• **Requirements**
Take the listing from its first line through the line that contains "from bokeh.resources import INLINE" and please retype those lines exactly, leaving out the pictures.

• **Available data**

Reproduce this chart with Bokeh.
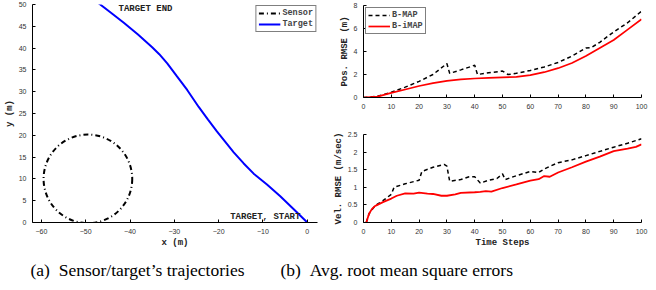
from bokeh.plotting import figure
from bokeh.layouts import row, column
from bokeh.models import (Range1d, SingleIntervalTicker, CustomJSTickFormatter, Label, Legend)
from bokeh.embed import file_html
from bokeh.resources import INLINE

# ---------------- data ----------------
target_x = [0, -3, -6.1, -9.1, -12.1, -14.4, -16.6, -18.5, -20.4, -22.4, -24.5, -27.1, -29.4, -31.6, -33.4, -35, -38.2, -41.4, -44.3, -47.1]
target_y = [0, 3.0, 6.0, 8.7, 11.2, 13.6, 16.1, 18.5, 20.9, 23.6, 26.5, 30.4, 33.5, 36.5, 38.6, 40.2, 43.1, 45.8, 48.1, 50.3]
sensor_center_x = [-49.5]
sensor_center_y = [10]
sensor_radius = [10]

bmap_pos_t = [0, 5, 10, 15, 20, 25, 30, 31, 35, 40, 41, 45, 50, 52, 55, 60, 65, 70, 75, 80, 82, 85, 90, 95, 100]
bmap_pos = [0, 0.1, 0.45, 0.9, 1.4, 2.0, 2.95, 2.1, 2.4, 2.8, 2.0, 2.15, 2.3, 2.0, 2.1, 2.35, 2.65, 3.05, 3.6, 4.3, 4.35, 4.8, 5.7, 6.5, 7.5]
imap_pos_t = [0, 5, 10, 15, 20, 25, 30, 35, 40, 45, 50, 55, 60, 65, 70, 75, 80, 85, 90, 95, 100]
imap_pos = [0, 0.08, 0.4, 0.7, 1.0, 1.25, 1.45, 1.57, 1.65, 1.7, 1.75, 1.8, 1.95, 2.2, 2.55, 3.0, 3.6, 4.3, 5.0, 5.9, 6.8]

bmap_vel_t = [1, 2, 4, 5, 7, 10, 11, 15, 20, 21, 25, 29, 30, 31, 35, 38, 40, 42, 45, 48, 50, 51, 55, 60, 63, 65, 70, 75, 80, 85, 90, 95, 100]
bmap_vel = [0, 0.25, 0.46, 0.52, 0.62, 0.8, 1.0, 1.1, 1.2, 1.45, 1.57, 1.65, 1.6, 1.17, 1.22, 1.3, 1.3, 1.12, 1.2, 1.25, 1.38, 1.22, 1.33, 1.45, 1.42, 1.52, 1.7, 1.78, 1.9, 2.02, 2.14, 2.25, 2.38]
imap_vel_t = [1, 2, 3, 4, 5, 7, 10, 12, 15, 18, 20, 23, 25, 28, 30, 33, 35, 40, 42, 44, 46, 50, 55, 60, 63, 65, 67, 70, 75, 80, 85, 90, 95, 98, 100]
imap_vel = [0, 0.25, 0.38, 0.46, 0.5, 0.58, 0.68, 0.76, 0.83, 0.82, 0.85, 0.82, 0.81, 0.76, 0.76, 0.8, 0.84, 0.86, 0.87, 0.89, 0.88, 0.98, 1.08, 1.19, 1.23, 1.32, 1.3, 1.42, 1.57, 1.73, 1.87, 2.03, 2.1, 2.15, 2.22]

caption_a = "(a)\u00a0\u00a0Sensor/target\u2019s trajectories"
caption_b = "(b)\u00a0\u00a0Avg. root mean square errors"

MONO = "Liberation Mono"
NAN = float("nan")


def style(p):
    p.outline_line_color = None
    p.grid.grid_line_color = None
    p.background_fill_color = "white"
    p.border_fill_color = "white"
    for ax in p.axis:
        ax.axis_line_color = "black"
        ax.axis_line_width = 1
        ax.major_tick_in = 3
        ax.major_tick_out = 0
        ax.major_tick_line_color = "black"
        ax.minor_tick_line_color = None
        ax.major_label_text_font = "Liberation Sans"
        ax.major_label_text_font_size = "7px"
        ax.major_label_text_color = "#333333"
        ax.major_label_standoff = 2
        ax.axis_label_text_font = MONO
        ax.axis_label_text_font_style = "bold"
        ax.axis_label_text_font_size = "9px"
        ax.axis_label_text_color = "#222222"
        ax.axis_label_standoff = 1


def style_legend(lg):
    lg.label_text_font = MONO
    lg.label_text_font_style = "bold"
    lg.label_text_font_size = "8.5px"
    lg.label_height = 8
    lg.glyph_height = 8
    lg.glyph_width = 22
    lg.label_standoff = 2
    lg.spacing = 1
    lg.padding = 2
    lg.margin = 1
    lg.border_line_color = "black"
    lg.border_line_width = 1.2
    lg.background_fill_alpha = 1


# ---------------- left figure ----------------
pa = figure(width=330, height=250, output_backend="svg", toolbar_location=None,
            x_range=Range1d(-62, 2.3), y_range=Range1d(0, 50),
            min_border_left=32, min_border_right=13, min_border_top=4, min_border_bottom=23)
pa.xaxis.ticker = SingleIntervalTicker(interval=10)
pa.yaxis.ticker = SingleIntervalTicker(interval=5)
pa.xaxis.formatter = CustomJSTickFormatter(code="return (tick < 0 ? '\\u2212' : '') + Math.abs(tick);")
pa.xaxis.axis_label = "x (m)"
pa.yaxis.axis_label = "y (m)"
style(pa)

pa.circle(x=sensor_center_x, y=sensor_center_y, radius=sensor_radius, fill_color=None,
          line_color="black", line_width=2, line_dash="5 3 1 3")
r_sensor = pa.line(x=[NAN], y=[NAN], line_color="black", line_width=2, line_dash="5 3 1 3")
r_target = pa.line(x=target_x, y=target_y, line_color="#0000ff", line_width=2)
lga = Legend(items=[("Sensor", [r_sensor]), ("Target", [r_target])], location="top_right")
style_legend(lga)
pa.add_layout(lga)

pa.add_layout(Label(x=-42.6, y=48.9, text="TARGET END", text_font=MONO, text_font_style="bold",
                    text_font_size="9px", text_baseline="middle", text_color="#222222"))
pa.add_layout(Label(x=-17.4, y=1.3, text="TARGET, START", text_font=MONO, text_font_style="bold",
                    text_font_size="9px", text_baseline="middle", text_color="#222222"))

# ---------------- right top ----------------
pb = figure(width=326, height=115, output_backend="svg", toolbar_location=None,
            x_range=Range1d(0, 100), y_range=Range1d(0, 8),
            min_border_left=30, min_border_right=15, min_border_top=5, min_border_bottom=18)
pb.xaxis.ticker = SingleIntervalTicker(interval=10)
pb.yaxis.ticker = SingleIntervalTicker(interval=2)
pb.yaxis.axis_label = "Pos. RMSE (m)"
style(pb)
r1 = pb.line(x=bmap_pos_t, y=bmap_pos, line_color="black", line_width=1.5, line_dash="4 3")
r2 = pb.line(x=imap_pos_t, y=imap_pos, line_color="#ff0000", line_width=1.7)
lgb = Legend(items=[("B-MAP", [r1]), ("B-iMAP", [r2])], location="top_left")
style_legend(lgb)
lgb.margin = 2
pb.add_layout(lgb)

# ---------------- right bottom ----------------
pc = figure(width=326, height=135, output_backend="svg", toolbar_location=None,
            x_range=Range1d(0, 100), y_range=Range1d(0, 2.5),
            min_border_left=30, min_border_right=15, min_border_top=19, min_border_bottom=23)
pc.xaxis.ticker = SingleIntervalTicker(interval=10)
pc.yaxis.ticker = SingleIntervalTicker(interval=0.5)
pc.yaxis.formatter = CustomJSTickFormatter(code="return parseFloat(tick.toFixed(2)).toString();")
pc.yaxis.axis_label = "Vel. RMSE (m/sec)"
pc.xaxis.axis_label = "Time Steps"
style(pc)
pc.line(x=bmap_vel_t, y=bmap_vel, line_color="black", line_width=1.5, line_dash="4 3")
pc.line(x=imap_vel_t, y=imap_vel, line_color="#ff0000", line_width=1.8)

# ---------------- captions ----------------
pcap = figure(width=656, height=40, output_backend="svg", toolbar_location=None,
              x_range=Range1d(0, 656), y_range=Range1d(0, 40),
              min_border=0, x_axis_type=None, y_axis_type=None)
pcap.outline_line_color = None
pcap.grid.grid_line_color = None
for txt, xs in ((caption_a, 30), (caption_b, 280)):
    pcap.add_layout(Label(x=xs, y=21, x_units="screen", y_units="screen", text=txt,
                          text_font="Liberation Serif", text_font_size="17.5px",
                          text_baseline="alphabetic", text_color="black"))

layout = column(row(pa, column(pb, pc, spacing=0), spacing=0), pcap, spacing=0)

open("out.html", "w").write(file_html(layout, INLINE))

• **Task result**
Reproduce this chart with Bokeh.
from bokeh.plotting import figure
from bokeh.layouts import row, column
from bokeh.models import (Range1d, SingleIntervalTicker, CustomJSTickFormatter, Label, Legend)
from bokeh.embed import file_html
from bokeh.resources import INLINE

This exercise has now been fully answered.